Checklist for the Discussion section
Objectives addressed in the Discussion section:
- The Discussion section answers the most critical question, “So what?” i.e., what of these results?
- This section explains the significance of the results and how important they are;
- Here, the results are compared to the results of previous studies;
- The section specifies the limitations of the study and suggests the future direction of the work;
- The section concludes with an important message for the readers that they should understand from your paper.
Below is a checklist that you can download and use when writing the Discussion section:
A checklist to help you write the Discussion section correctly
The Discussion section should interpret these results and discuss the possible implications of your research in this area.
|Did you do it?
|Have you done it yet? Answer: Yes or no
|The following steps (list what you must do to complete this task)
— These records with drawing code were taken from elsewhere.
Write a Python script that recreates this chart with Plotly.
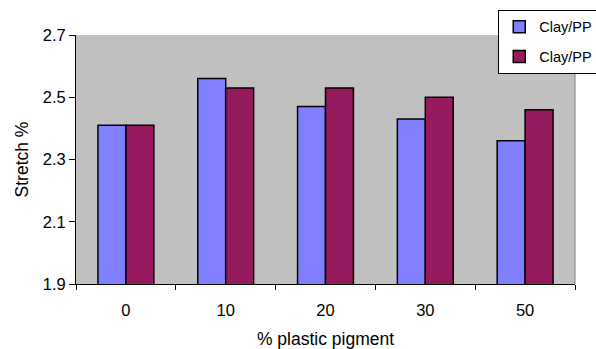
import plotly.graph_objects as go

categories = ["0", "10", "20", "30", "50"]
series1_name = "Clay/PP"
series1 = [2.41, 2.56, 2.47, 2.43, 2.36]
series2_name = "Clay/PP"
series2 = [2.41, 2.53, 2.53, 2.50, 2.46]
y_ticks = [1.9, 2.1, 2.3, 2.5, 2.7]

fig = go.Figure()
fig.add_trace(go.Bar(x=categories, y=series1, name=series1_name, legendgroup="a",
                     marker=dict(color="#8080FF", line=dict(color="#000000", width=1.5))))
fig.add_trace(go.Bar(x=categories, y=series2, name=series2_name, legendgroup="b",
                     marker=dict(color="#961A5E", line=dict(color="#000000", width=1.5))))

fig.update_layout(
    width=596, height=349,
    margin=dict(l=76, r=21, t=35, b=65, autoexpand=False),
    paper_bgcolor="white", plot_bgcolor="#C0C0C0",
    barmode="group", bargap=0.44, bargroupgap=0,
    font=dict(family="Liberation Sans, Arial, sans-serif", size=16.5, color="#000000"),
    legend=dict(xref="container", yref="container", x=0.836, y=0.972,
                xanchor="left", yanchor="top", bgcolor="white",
                bordercolor="#000000", borderwidth=1,
                font=dict(size=14.5), traceorder="grouped", tracegroupgap=8,
                itemwidth=30),
    showlegend=True,
)
fig.update_xaxes(type="category", showline=True, linecolor="#000000", linewidth=1,
                 ticks="outside", tickson="boundaries", ticklen=5, tickcolor="#000000",
                 showgrid=False, ticklabelstandoff=11, tickfont=dict(size=16.5),
                 title=dict(text="% plastic pigment", standoff=16, font=dict(size=17.5)))
fig.update_yaxes(range=[1.9, 2.7], tickvals=y_ticks, ticktext=[f"{v:.1f}" for v in y_ticks],
                 showline=True, linecolor="#000000", linewidth=1,
                 ticks="outside", ticklen=6, tickcolor="#000000", tickfont=dict(size=16.5),
                 showgrid=False, zeroline=False,
                 title=dict(text="Stretch %", standoff=9, font=dict(size=17.5)))
fig.add_shape(type="line", xref="paper", yref="paper", x0=1, x1=1, y0=0, y1=1,
              line=dict(color="#808080", width=1))

fig.write_html("out.html")
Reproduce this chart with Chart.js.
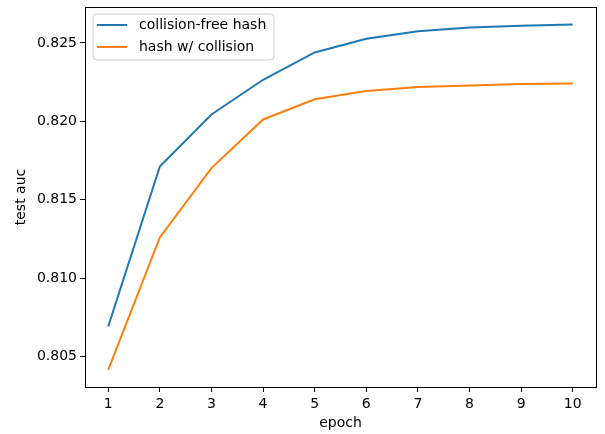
<!DOCTYPE html>
<html>
<head>
<meta charset="utf-8">
<script src="https://cdn.jsdelivr.net/npm/chart.js@4/dist/chart.umd.min.js"></script>
<style>
  html, body { margin: 0; padding: 0; background: #fff; }
  #wrap { width: 605px; height: 434px; position: relative; }
</style>
</head>
<body>
<div id="wrap"><canvas id="c"></canvas></div>
<script>
const epochs = [1, 2, 3, 4, 5, 6, 7, 8, 9, 10];
const collisionFree = [0.80692, 0.81712, 0.82044, 0.82265, 0.82439, 0.82527, 0.82575, 0.82599, 0.82610, 0.82618];
const withCollision = [0.80415, 0.81260, 0.81702, 0.82012, 0.82141, 0.82194, 0.82219, 0.82229, 0.82238, 0.82242];
const seriesLabels = ['collision-free hash', 'hash w/ collision'];
const yTicks = [0.805, 0.810, 0.815, 0.820, 0.825];
const xTitle = 'epoch';
const yTitle = 'test auc';

const FONT = 'DejaVu Sans';
Chart.defaults.font.family = FONT;
Chart.defaults.font.size = 14;
Chart.defaults.color = '#000';

const toPts = arr => epochs.map((e, i) => ({ x: e, y: arr[i] }));

const framePlugin = {
  id: 'frame',
  afterDraw(chart) {
    const { ctx, chartArea: a } = chart;
    ctx.save();
    ctx.strokeStyle = '#000';
    ctx.lineWidth = 1;
    const l = Math.floor(a.left) + 0.5, t = Math.floor(a.top) + 0.5;
    const r = Math.floor(a.right) + 0.5, b = Math.floor(a.bottom) + 0.5;
    ctx.strokeRect(l, t, r - l, b - t);
    ctx.restore();

    // legend
    const ds = chart.data.datasets;
    const bx = 93, by = 14, bw = 181, bh = 46, rad = 4;
    ctx.save();
    ctx.beginPath();
    ctx.moveTo(bx + rad, by);
    ctx.arcTo(bx + bw, by, bx + bw, by + bh, rad);
    ctx.arcTo(bx + bw, by + bh, bx, by + bh, rad);
    ctx.arcTo(bx, by + bh, bx, by, rad);
    ctx.arcTo(bx, by, bx + bw, by, rad);
    ctx.closePath();
    ctx.fillStyle = 'rgba(255,255,255,0.8)';
    ctx.fill();
    ctx.strokeStyle = '#cccccc';
    ctx.lineWidth = 1;
    ctx.stroke();
    ctx.font = '14px "' + FONT + '"';
    ctx.textBaseline = 'middle';
    ctx.textAlign = 'left';
    ds.forEach((d, i) => {
      const y = 25 + i * 22;
      ctx.beginPath();
      ctx.moveTo(97, y);
      ctx.lineTo(127, y);
      ctx.strokeStyle = d.borderColor;
      ctx.lineWidth = 2;
      ctx.stroke();
      ctx.fillStyle = '#000';
      ctx.fillText(d.label, 139, y + 0.5);
    });
    ctx.restore();
  }
};

new Chart(document.getElementById('c'), {
  type: 'line',
  data: {
    datasets: [
      { label: seriesLabels[0], data: toPts(collisionFree), borderColor: '#1f77b4', borderWidth: 2, pointRadius: 0, tension: 0, fill: false },
      { label: seriesLabels[1], data: toPts(withCollision), borderColor: '#ff7f0e', borderWidth: 2, pointRadius: 0, tension: 0, fill: false }
    ]
  },
  options: {
    responsive: true,
    maintainAspectRatio: false,
    animation: false,
    layout: { padding: { top: 7, right: 9, left: 0, bottom: 0 } },
    plugins: { legend: { display: false }, tooltip: { enabled: false } },
    scales: {
      x: {
        type: 'linear',
        min: 0.55,
        max: 10.45,
        afterBuildTicks: s => { s.ticks = epochs.map(v => ({ value: v })); },
        afterFit: s => { s.height = 47; s.paddingLeft = 0; s.paddingRight = 0; },
        ticks: { callback: v => String(v), padding: 4, maxRotation: 0, autoSkip: false, font: { size: 14 } },
        grid: { drawOnChartArea: false, drawTicks: true, tickLength: 5, color: '#000', lineWidth: 1 },
        border: { display: false },
        title: { display: true, text: xTitle, font: { size: 14 }, padding: { top: 0, bottom: 2.6 } }
      },
      y: {
        type: 'linear',
        min: 0.80306,
        max: 0.82729,
        afterBuildTicks: s => { s.ticks = yTicks.map(v => ({ value: v })); },
        afterFit: s => { s.width = 85; s.paddingTop = 0; s.paddingBottom = 0; },
        ticks: { callback: v => Number(v).toFixed(3), padding: 3, autoSkip: false, font: { size: 14 } },
        grid: { drawOnChartArea: false, drawTicks: true, tickLength: 5, color: '#000', lineWidth: 1 },
        border: { display: false },
        title: { display: true, text: yTitle, font: { size: 14 }, padding: { top: 12.6, bottom: 0 } }
      }
    }
  },
  plugins: [framePlugin]
});
</script>
</body>
</html>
|Did you specify critical results and interpret them?
|Did you discuss the significance of your findings?
|Did you mention the limitations and strengths of your study?
|Did you explain what you learned from this study?
|Did you arrange all statements and arguments logically?
|Did you use simple, firm statements?
|Did you explain the differences and exceptions in your results?
|Did you ensure that you did not overgeneralize your results?
|Did you ensure that you did not exaggerate the results?
|Are you familiar with the studies you cited? You should not cite all previous studies
|Did you include irrelevant or insignificant questions? If yes, omit them
|Did you criticize other studies? You cannot do it or pick on them. Your goal should be to discuss the relation or comparison between your and other studies
|Are you sure that the conclusion directly relates to your research question and the purpose of the study?